IT pros stink at setting passwords, too

IT admins often complain about users who choose weak, easy-to-hack passwords. But some new information shows the people in IT may also need a refresher on best password practices.

Microsoft is warning of a new worm, dubbed Morto, that attempts to compromise Remote Desktop connections.

The worm doesn’t exploit a vulnerability in Microsoft’s Remote Desktop Protocol, but simply tries to log in to accounts by guessing common password and username combinations. For example, the worm tries to log in using names such as “admin,” “administrator,” “user,” and “support,” and passwords such as “12345,” “password,” “abc123,” and “1q2w3e.”

So far, Morto’s affected both consumers and businesses in 87 countries, Microsoft reported in a post on the company’s Malware Protection Center blog.

While it’s probably mostly users who are using one of those passwords, 10% of successful Morto attacks affected systems running Windows Server products — which are most likely manager by IT staff members, who should know better.

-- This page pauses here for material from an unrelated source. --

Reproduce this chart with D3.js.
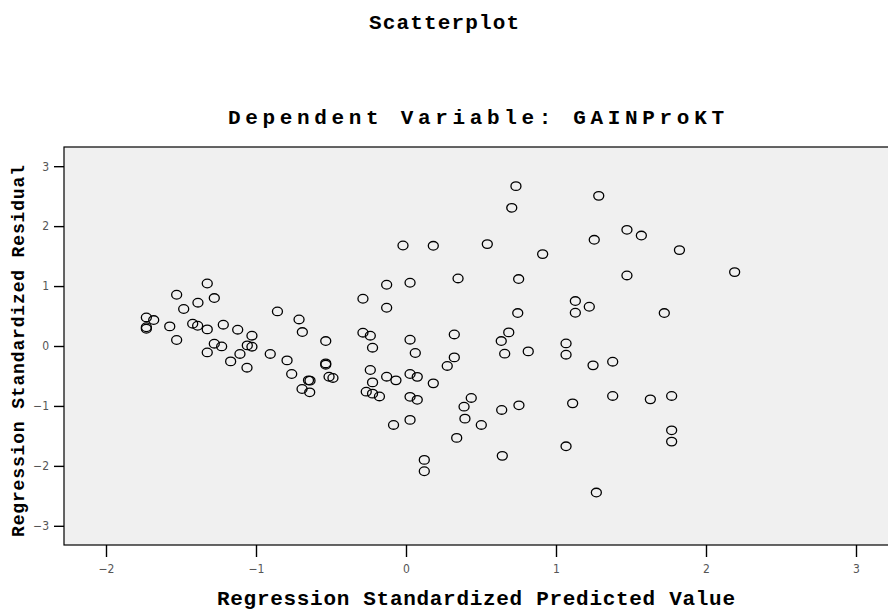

Using weak and common passwords will leave your company’s network vulnerable to not only the Morto worm, but other types of attacks as well. Here are password tips from Microsoft that you can pass onto users — and you’ll probably want to share them with IT staffers, too:

  • Passwords should use letters, punctuation, symbols and numbers.
  • Whenever possible, use at least 14 characters.
  • The greater the variety of characters in your password, the better.
  • Use the entire keyboard, not just the letters, numbers and punctuation marks you use or see most often.